What is the MTHFR Gene
The MTHFR gene provides the code for an enzyme in the body to metabolise folate. It takes folate from food and converts it into its active form called 5-methyltetrahydrofolate (5-MTHF). This methyl form of folate is used in the body in a process called methylation.
What is methylation
Methylation is the transfer of a methyl group (one carbon atom with 3 hydrogens attached and a spare arm onto amino acids, enzymes, proteins and DNA. When a methyl groups attaches to one of these substances it turns their functioning either on or off depending on what the body needs. Examples of what methylation does includes:
- Detoxifies hormones – issues can lead to hormonal imbalances (heavy periods, painful periods, endometriosis, PCOS).
- Turns on and off the stress response – very important for mental health.
- Balances our neurotransmitters – again very important for mental health.
- Repairs and builds DNA – this is very important in pregnancy. Issues with this can cause miscarriage.
- Produces important nutrients for energy including CoQ10, creatine and carnitine.
- Reduces histamine – this is very important as when histamine builds up it causes many issues including anxiety, insomnia, dizziness, migraines, eczema, hives, coughing, wheezing, tight chest and even period pain.
- Produces glutathione (our bodies major antioxidant) – you can’t reduce inflammation without glutathione.
- Produces phosphatidylcholine, which surrounds cell membranes, the mitochondria (where energy in the body is made) and the myelin sheath (protective coating around nerves).
This is just a short list of what methylation does but as you can see its very important for overall health.
What are the signs & symptoms of someone with the MTHFR gene and methylation cycle issues:
- Recurrent miscarriage
- Hormonal imbalance (heavy periods, PCOS, PMS, fatigue, fibroids)
- Chronic gut issues (burning, bloating, nausea in particular)
- Multiple food sensitivities
- Multiple chemical sensitivities
- Headaches and Migraines
- Skin disorders (eczema, hives, itchiness)
What affects the methylation cycle?
There are many environmental factors that disrupt the methylation cycle, including:
- Stress – stress depletes the body of methyl groups so that you don’t have enough for other processes such as detoxification and histamine break down.
- Heavy alcohol consumption – alcohol depletes B vitamins, which are essential to the proper functioning of the methylation pathways.
- Folic acid – folic acid is a synthetic form of folate that blocks the uptake of natural folate from food.
- Environmental toxins – these place a heavy burden on the methylation pathways in the liver as well as deplete glutathione (the body’s major antioxidant)
- Bacterial, viral, fungal, parastic infections – infections cause inflammation, which will deplete the body of glutathione. In turn, homocysteine is lowered, resulting in an inadequate amount of homocysteine that is needed for methylation.
- Inadequate B12 intake – B12, which is only found in adequate amounts in animal protein, is essential for the proper functioning of the methylation pathways. Vegans and vegetarians are very susceptible.

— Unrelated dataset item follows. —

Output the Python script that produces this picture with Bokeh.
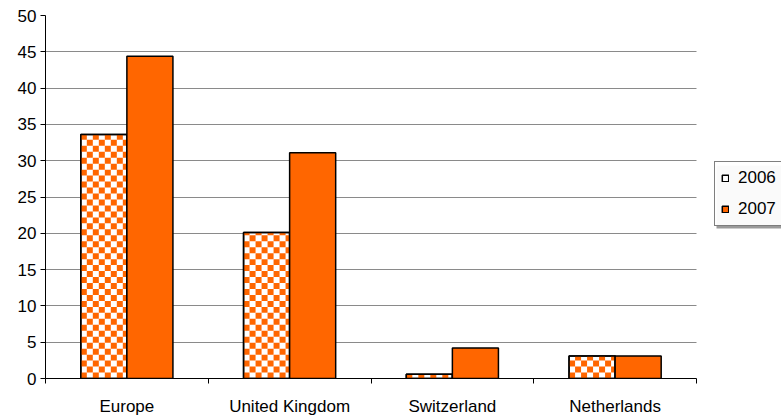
import numpy as np
from bokeh.plotting import figure
from bokeh.models import (ColumnDataSource, FixedTicker, Range1d, Legend,
                          LegendItem, BoxAnnotation)
from bokeh.embed import file_html
from bokeh.resources import INLINE

# Values per market, two years
categories = ["Europe", "United Kingdom", "Switzerland", "Netherlands"]
values_2006 = [33.6, 20.1, 0.6, 3.1]
values_2007 = [44.4, 31.1, 4.2, 3.1]
series_names = ["2006", "2007"]
y_ticks = [0, 5, 10, 15, 20, 25, 30, 35, 40, 45, 50]

ORANGE = "#FF6600"
FONT = "Liberation Sans"
FONT_SIZE = "17px"
BAR_W = 0.283

W, H = 781, 418
BL, BT, BB = 45, 15, 38
PLOT_W = 651            # width taken by the four category slots
Y_MAX = 50
n = len(categories)

# the frame runs to the right edge so the legend can sit beside the bars;
# the extra x span past the last category stays empty
frame_w = W - BL
frame_h = H - BT - BB
x_end = n * frame_w / PLOT_W

centers = np.arange(n) + 0.5
x06 = centers - BAR_W / 2
x07 = centers + BAR_W / 2
src_06 = ColumnDataSource(dict(x=x06, top=values_2006))
src_07 = ColumnDataSource(dict(x=x07, top=values_2007))

p = figure(width=W, height=H, output_backend="svg", toolbar_location=None,
           x_range=Range1d(0, x_end), y_range=Range1d(0, Y_MAX),
           min_border_left=BL, min_border_right=0, min_border_top=BT,
           min_border_bottom=BB)
p.outline_line_color = None
p.background_fill_color = "white"
p.border_fill_color = "white"

# 2006: white bar body with an orange checkerboard texture of ~6px cells
r06 = p.vbar(x="x", top="top", width=BAR_W, bottom=0, source=src_06,
             fill_color="white", line_color="black", line_width=1.5)

cell_px = 6.0
dx = cell_px * x_end / frame_w
dy = cell_px * Y_MAX / frame_h
cl, cr, cb, ct = [], [], [], []
for xc, top in zip(x06, values_2006):
    left, right = xc - BAR_W / 2, xc + BAR_W / 2
    ncol = int(np.ceil((right - left) / dx))
    nrow = int(np.ceil(top / dy))
    for i in range(ncol):
        for j in range(nrow):
            if (i + j) % 2 == 0:
                cl.append(left + i * dx)
                cr.append(min(left + (i + 1) * dx, right))
                cb.append(j * dy)
                ct.append(min((j + 1) * dy, top))
p.quad(left=cl, right=cr, bottom=cb, top=ct, fill_color=ORANGE,
       line_color=None)
# outline redrawn above the texture
p.vbar(x="x", top="top", width=BAR_W, bottom=0, source=src_06,
       fill_alpha=0, line_color="black", line_width=1.5)

r07 = p.vbar(x="x", top="top", width=BAR_W, bottom=0, source=src_07,
             fill_color=ORANGE, line_color="black", line_width=1.5)

# x axis: labels at category centres, ticks on category boundaries
xa = p.xaxis[0]
xa.bounds = (0, n)
xa.ticker = FixedTicker(ticks=list(centers), minor_ticks=list(range(n + 1)))
xa.major_label_overrides = {float(c): name for c, name in zip(centers, categories)}
xa.major_tick_line_color = None
xa.major_tick_out = 0
xa.major_tick_in = 0
xa.minor_tick_line_color = "black"
xa.minor_tick_out = 5
xa.minor_tick_in = 0
xa.major_label_standoff = 13
xa.axis_line_color = "black"

ya = p.yaxis[0]
ya.ticker = FixedTicker(ticks=y_ticks, minor_ticks=[])
ya.major_tick_out = 5
ya.major_tick_in = 0
ya.major_tick_line_color = "black"
ya.axis_line_color = "black"
ya.major_label_standoff = 4

for ax in (xa, ya):
    ax.major_label_text_font = FONT
    ax.major_label_text_font_size = FONT_SIZE
    ax.major_label_text_color = "black"

p.xgrid.grid_line_color = None
p.ygrid.grid_line_color = "#8a8a8a"
p.ygrid.grid_line_width = 1
p.ygrid.cross_bounds = (0, n)

# legend box, with a thin grey drop shadow behind it
LEG_X, LEG_Y, LEG_W, LEG_H = 669, 152, 67, 63
shadow = BoxAnnotation(left=LEG_X + 2, right=LEG_X + LEG_W + 2,
                       bottom=LEG_Y - 2, top=LEG_Y + LEG_H - 2,
                       left_units="screen", right_units="screen",
                       bottom_units="screen", top_units="screen",
                       fill_color="#9a9a9a", fill_alpha=1.0, line_color=None)
p.add_layout(shadow)

legend = Legend(items=[LegendItem(label=series_names[0], renderers=[r06]),
                       LegendItem(label=series_names[1], renderers=[r07])],
                location=(LEG_X, LEG_Y), orientation="vertical",
                glyph_width=8, glyph_height=8, label_text_font=FONT,
                label_text_font_size=FONT_SIZE, label_text_color="black",
                label_standoff=9, spacing=11, padding=6, margin=0,
                label_height=20,
                border_line_color="black", border_line_width=1,
                background_fill_color="white")
p.add_layout(legend, "center")

open("out.html", "w").write(file_html(p, INLINE))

- Low B6 and Zinc – deficiency in B6 and zinc is seen in people with pyrroluria and / or an overload of oxalate in the body. Oxalate is very high in nuts and seeds, so those on a paleo diet may be eating too many oxalates.
- Poor gut health – this will lead to malabsorption of the essential nutrients required for methylation.
Treatment for the MTHR gene mutation and methylation cycle issues is very individualised. Determining what in the environment is impacting each individual is key to treatment. A specific diet and supplement regime is designed for each patient.